We may here say a few words respecting M. Béchamp’s claim to priority of discovery. It is a well-known fact that we were the first to demonstrate that living ferments might be completely developed, if their germs were placed in pure water, together with sugar, ammonia, and phosphates. Relying on this established fact, that moulds are capable of development in sweetened water, in which, according to M. Béchamp, they invert the sugar, our author asserts that he has proved that, “living organized ferments may originate in media which contain no albuminous substances.” (See _Comptes rendus_, vol. lxxv. p. 1519.) To be logical, M. Béchamp might say that he has proved that certain moulds originate in pure sweetened water, without nitrogen or phosphates or other mineral elements, for such a deduction might very well be drawn from his work, in which we do not find the least expression of astonishment at the possibility of moulds developing in pure water, containing nothing but sugar without other mineral or organic principles.

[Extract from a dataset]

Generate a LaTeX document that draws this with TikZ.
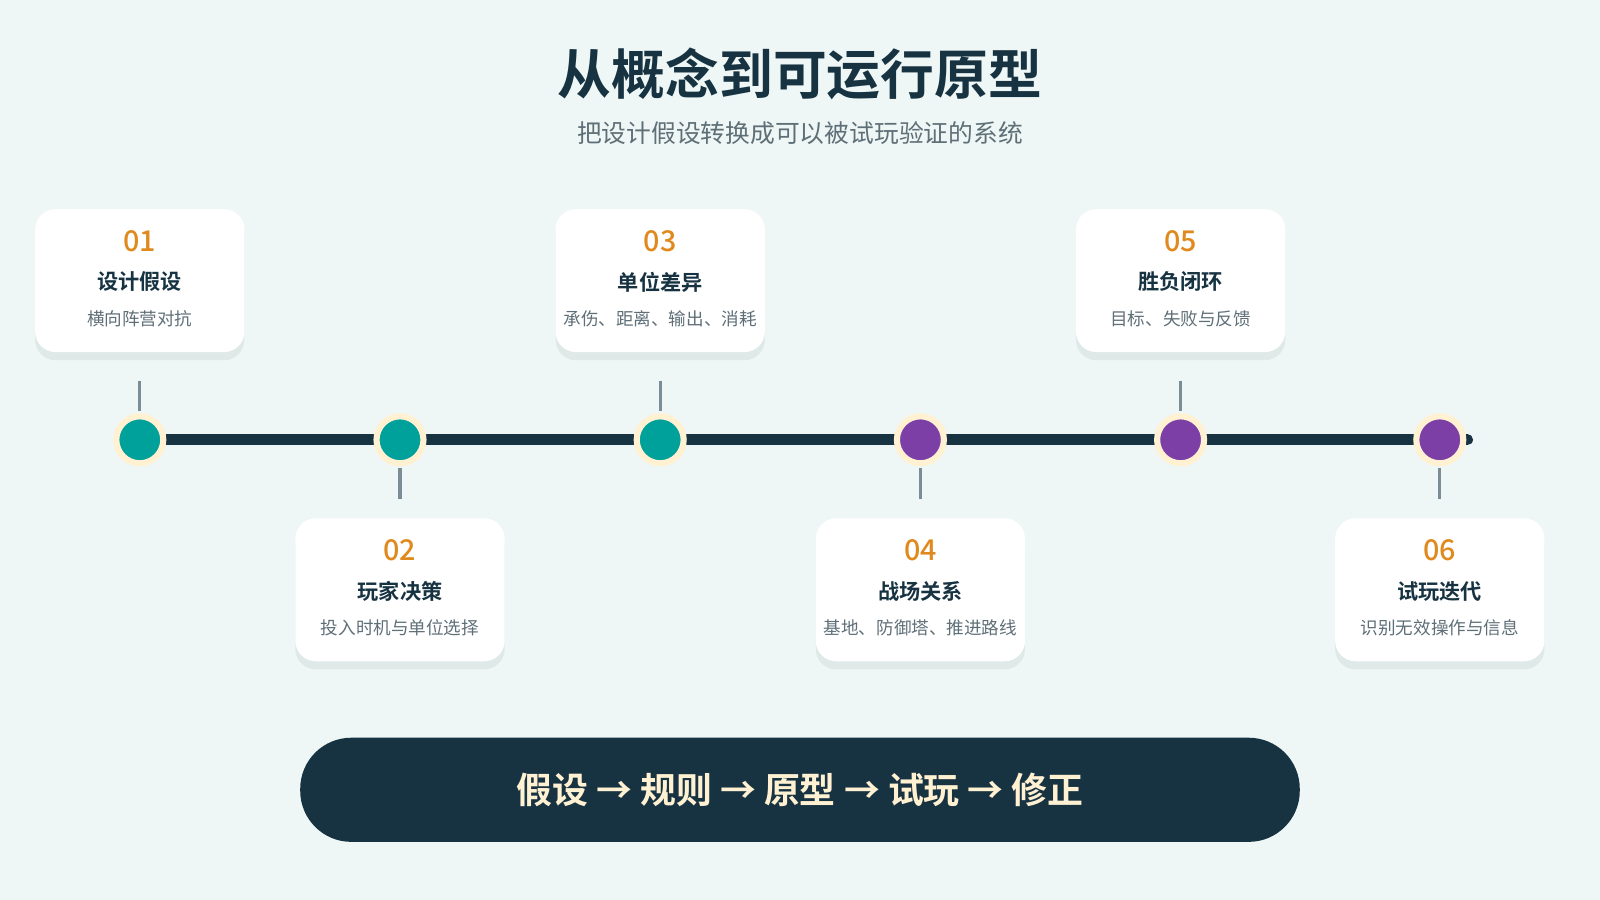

M. Béchamp’s first Note on the inversion of sugar was published in 1855. In it we find nothing relating to the influence of moulds. His second, in which that influence is noticed, was published in January, 1858, that is, subsequently to our work on lactic fermentation, which appeared in November, 1857. In that work we established, for the first time, that the lactic ferment is a living organized being, that albuminous substances have no share in the production of fermentation, and that they only serve as the food of the ferment. M. Béchamp’s Note was even subsequent to our first work on alcoholic fermentation, which appeared on December 21st, 1857. It is since the appearance of these two works of ours that the preponderating influence of the life of microscopic organisms, in the phenomena of fermentation, has been better understood. Immediately after their appearance M. Béchamp, who, from 1855, had made no observation on the action of fungoid growths on sugar, although he had remarked their presence, modified his former conclusions. (_Comptes rendus_, January 4th, 1858.)

Footnote 154:

“There are two classes of ferments; the first, of which the yeast of beer may be taken as the type, perpetuate and renew themselves if they can find in the liquid in which they produce fermentation food enough for their wants; the second, of which diastase is the type, always sacrifice themselves in the exercise of their activity.” (DUMAS, _Comptes rendus de l’Académie_, t. lxxv. p. 277, 1872.)

Footnote 155:

FREMY, _Comptes rendus de l’Académie_, vol. lviii. p. 1065, 1864.

Footnote 156:

See our Memoir of 1860 (_Annales de Chimie et de Physique_, vol. lviii.) p. 61, and following, and especially pp. 69 and 70, where the details of the experiment will be found.

Footnote 157:

PASTEUR, _Comptes rendus de l’Académie des Sciences_, vol. lxxiii. p. 1419, 1871.

Footnote 158:

In his Memoir of 1870, Liebig has made a remarkable admission: “My late friend Pelouze,” he says, “had communicated to me, nine years ago, certain results of M. Pasteur’s researches on fermentation. I told him that, just then, I was not disposed to alter my opinion on the cause of fermentation, and that if it were possible by means of ammonia to produce or multiply the yeast in fermenting liquors, industry would soon avail itself of the fact, and that I would wait to see if it did so; up to the present time, however, there has not been the least change in the manufacture of yeast.” We do not know what M. Pelouze’s reply was; but it is not difficult to conceive so sagacious an observer remarking to his illustrious friend, that the possibility of deriving pecuniary advantage from the wide application of a new scientific fact had never been regarded as the criterion of the exactness of that fact. We could prove, moreover, by the undoubted testimony of very distinguished practical men, notably by that of M. Pezeyre, director of distilleries, that upon this point also Liebig was mistaken.

Footnote 159:

PASTEUR, _Comptes rendus de l’Académie_, vol. lxxviii. pp. 213-216.

Footnote 160:

TRÉCUL, _Comptes rendus de l’Académie_, vol. lxxviii. pp. 217, 218.

Footnote 161:

See on this subject the verbal observations which we addressed to the Academy of Sciences, at its meetings of April 10th and 24th, 1876.